Controlling the thickness of Josephson tunnel barriers with atomic layer deposition

Atomic Layer Deposition (ALD) is a promising technique for producing Josephson junctions (JJs) with lower defect densities for qubit applications. A key problem with using ALD for JJs is the interfacial layer (IL) that develops underneath the tunnel barrier. An IL up to 2 nm forms between ALD Al2O3 and Al. However, the IL thickness is unknown for ALD films less 1 nm. In this work, Nb-Al-ALD-Al2O3-Nb trilayers with tunnel barriers from 0.6 - 1.6 nm were grown in situ.
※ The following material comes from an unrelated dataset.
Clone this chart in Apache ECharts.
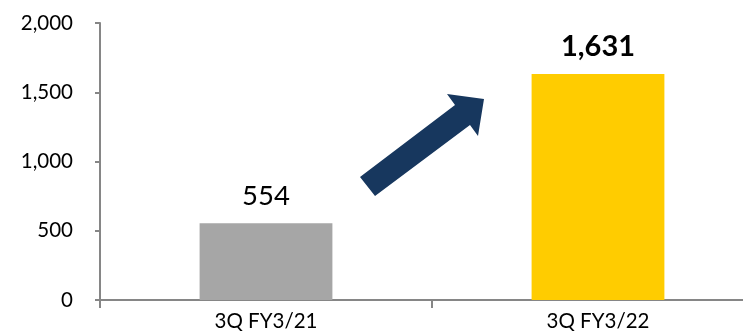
<!DOCTYPE html>
<html>
<head>
<meta charset="utf-8">
<script src="https://cdn.jsdelivr.net/npm/echarts@6/dist/echarts.min.js"></script>
<style>
html,body{margin:0;padding:0;background:#fff;overflow:hidden;width:743px;height:333px;}
#chart{width:770px;height:333px;}
</style>
</head>
<body>
<div id="chart"></div>
<script>
const categories = ["3Q FY3/21", "3Q FY3/22"];
const values = [554, 1631];
const barColors = ["#A6A6A6", "#FFCC00"];
const yTicks = [0, 500, 1000, 1500, 2000];

const chart = echarts.init(document.getElementById('chart'));
const font = "Lato, 'Open Sans', sans-serif";
chart.setOption({
  animation: false,
  grid: {left: 100, right: 6, top: 23, bottom: 33},
  xAxis: {
    type: 'category',
    data: categories,
    axisLine: {lineStyle: {color: '#868686', width: 2}},
    axisTick: {show: true, length: 8, lineStyle: {color: '#868686', width: 2}},
    axisLabel: {color: '#000', fontSize: 20.5, fontFamily: font, margin: 11}
  },
  yAxis: {
    type: 'value',
    min: yTicks[0], max: yTicks[yTicks.length - 1], interval: 500,
    splitLine: {show: false},
    axisLine: {show: true, lineStyle: {color: '#868686', width: 2}},
    axisTick: {show: true, length: 5, lineStyle: {color: '#868686', width: 2}},
    axisLabel: {
      color: '#000', fontSize: 20.5, fontFamily: font, margin: 27,
      formatter: v => v.toLocaleString('en-US')
    }
  },
  series: [{
    type: 'bar',
    barWidth: '40%',
    data: values.map((v, i) => ({
      value: v,
      itemStyle: {color: barColors[i]},
      label: {
        show: true, position: 'top', distance: 13,
        fontSize: i === 1 ? 29 : 27.5,
        fontWeight: i === 1 ? 'bold' : 'normal',
        fontFamily: font, color: '#000',
        formatter: p => p.value.toLocaleString('en-US')
      }
    }))
  }],
  graphic: [{
    type: 'polygon',
    shape: {points: [[360,177],[455,105],[447,94],[484,99],[478,136],[470,125],[375,196]]},
    style: {fill: '#17375E'}
  }]
});
</script>
</body>
</html>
Nb-Al-AlOx-Nb JJs with thermally oxidized tunnel barrier were produced for reference. RN was obtained using a four-point method at 300 K. JC, and its dependence on barrier thickness, was calculated from the Ambegaokar-Baratoff formula. The Al surface was modeled using ab initio molecular dynamics to study the nucleation of Al2O3 on Al. Current voltage characteristics were taken at 4 K to corroborate the room temperature measurements. Together, these results suggest that ALD may be used to grow an ultrathin, uniform tunnel barrier with controllable tunnel resistance and JC, but a thin IL develops during the nucleation stage of ALD growth that may disqualify Al as a suitable wetting layer for ALD JJ based qubits.